Copy only what lies from the line containing "Output the component" through the line containing "import * as d3 from 'd3'" in the entries below, keeping both end lines exact and dropping every picture.

===== Extracted records

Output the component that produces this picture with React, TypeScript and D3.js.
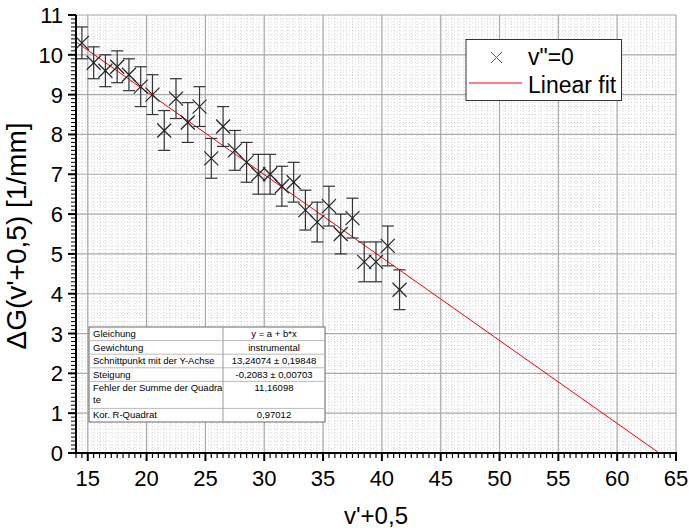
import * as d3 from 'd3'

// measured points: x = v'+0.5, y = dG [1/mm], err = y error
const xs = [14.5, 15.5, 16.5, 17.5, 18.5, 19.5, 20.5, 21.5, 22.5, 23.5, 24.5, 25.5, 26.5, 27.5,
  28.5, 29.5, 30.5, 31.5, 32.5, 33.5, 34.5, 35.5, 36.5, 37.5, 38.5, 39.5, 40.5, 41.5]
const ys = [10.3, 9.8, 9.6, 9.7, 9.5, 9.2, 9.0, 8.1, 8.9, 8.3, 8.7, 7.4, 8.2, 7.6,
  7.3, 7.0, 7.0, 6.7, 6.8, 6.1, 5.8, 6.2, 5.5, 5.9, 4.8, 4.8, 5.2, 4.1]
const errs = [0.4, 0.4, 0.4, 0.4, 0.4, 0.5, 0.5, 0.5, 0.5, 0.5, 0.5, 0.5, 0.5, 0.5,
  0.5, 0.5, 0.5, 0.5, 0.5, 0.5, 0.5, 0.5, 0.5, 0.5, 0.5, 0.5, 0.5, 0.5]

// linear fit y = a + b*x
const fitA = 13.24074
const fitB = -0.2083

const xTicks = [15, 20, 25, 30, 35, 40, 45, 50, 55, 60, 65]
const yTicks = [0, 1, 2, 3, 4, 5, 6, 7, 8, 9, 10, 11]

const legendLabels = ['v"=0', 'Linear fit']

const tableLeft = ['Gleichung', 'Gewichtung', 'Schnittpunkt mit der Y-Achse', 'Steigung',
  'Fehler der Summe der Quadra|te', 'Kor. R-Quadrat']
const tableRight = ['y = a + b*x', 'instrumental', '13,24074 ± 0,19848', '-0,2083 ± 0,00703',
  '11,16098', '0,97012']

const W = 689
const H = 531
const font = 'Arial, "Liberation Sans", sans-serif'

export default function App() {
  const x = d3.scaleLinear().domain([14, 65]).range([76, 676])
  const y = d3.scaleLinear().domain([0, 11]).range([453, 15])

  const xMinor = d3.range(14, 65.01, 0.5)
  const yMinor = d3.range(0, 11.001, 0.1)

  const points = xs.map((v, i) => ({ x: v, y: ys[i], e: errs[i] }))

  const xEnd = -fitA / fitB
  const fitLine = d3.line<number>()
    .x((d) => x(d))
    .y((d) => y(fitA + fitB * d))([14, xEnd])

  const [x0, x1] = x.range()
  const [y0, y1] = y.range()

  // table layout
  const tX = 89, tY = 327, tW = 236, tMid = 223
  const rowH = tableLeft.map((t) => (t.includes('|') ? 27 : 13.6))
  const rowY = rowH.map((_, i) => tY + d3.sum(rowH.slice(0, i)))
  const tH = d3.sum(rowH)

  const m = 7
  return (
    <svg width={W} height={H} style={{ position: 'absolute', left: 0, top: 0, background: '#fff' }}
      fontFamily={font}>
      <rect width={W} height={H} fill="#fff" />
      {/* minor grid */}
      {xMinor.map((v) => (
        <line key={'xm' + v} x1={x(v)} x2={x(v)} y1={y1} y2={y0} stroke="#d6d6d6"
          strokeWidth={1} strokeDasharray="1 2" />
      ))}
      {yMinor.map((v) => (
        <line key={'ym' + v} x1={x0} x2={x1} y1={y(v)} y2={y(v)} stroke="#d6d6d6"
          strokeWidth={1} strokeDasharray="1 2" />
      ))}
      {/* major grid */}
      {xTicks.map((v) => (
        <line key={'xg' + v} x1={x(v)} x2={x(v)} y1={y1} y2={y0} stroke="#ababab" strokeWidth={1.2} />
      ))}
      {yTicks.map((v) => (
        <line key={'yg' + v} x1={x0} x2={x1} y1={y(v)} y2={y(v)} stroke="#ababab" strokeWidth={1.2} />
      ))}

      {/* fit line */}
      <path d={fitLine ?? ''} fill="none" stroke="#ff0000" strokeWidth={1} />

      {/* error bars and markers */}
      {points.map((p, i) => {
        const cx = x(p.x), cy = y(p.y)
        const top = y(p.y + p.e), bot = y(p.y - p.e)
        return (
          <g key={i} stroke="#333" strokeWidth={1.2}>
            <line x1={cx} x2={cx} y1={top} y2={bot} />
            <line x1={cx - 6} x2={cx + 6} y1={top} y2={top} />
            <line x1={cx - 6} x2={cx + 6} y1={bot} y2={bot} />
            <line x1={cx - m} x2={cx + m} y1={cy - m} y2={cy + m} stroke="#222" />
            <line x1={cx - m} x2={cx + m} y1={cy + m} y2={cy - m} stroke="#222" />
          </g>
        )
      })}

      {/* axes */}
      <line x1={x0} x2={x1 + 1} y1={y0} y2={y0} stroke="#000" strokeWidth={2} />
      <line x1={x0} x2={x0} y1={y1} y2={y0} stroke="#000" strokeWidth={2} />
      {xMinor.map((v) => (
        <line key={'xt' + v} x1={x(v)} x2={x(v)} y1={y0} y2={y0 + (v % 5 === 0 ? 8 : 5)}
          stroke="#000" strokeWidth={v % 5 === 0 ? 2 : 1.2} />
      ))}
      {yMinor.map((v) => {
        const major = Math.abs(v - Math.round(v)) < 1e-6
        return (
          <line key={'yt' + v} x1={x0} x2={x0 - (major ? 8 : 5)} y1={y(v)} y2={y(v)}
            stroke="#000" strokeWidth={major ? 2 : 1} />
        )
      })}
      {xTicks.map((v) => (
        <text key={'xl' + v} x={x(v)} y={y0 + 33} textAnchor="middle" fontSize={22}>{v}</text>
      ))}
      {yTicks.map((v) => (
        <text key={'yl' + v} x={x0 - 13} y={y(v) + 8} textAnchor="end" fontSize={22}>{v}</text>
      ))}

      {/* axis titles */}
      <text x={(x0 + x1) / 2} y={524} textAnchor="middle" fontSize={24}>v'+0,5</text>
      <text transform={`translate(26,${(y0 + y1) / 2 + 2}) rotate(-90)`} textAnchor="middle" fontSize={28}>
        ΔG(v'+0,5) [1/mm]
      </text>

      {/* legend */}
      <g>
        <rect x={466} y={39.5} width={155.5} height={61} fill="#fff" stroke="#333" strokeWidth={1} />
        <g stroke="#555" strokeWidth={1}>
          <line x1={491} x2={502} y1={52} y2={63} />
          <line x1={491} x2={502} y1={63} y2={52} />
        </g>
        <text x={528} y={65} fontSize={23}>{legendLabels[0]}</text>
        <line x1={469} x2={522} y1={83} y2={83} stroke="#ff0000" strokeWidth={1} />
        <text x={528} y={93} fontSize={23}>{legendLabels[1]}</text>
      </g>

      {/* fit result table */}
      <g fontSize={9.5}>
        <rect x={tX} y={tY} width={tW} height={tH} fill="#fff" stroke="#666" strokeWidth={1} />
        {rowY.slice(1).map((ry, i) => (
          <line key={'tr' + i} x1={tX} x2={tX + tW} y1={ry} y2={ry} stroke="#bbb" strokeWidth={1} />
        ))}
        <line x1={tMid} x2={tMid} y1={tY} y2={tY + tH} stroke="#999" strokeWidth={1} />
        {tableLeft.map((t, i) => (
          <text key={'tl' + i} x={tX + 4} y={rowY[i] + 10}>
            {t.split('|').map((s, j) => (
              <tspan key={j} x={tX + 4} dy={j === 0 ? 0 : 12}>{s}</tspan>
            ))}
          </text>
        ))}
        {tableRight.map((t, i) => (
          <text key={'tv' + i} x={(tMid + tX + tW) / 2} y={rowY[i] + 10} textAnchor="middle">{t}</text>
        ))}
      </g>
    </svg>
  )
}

==========
===== Extracted records

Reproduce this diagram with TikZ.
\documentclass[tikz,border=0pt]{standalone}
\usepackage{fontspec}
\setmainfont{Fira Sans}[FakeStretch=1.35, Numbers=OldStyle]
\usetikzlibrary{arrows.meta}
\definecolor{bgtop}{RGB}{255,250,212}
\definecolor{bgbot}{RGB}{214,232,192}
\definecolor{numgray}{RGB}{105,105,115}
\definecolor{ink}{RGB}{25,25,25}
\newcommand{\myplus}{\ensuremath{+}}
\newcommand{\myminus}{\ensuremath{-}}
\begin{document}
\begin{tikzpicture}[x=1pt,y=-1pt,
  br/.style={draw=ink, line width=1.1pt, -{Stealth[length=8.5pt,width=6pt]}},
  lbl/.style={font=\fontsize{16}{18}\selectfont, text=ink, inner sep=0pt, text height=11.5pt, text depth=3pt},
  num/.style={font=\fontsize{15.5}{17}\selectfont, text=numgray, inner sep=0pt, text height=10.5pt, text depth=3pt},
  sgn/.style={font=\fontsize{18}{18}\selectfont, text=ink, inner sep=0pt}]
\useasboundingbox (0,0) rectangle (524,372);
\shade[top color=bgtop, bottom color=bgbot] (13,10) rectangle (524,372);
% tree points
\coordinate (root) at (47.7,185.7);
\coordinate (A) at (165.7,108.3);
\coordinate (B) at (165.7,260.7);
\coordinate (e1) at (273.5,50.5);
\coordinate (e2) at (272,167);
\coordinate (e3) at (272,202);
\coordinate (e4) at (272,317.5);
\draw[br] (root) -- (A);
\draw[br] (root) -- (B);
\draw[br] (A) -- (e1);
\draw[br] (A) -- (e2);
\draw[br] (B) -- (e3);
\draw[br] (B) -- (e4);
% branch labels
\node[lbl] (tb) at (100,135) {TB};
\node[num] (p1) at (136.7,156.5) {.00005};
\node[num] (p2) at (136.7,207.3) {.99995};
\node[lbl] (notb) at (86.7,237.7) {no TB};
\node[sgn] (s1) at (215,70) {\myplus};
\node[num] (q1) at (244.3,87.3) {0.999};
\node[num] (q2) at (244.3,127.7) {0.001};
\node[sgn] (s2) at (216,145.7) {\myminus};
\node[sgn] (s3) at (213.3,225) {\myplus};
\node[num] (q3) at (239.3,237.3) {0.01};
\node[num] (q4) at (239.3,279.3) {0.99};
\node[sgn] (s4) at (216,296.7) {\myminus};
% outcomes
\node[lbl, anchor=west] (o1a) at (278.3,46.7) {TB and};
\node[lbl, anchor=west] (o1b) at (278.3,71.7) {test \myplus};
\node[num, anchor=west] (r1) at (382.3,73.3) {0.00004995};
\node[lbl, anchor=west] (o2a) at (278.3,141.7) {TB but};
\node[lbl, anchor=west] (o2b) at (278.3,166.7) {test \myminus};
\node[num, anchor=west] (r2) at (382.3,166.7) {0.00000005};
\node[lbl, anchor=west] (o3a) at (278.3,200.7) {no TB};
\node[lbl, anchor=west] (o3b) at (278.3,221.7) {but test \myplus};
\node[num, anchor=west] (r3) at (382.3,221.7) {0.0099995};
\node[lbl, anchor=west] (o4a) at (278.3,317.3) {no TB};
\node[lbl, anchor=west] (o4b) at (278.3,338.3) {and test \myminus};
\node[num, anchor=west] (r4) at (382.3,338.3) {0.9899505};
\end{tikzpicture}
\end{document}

==========

The response:
Output the component that produces this picture with React, TypeScript and D3.js.
import * as d3 from 'd3'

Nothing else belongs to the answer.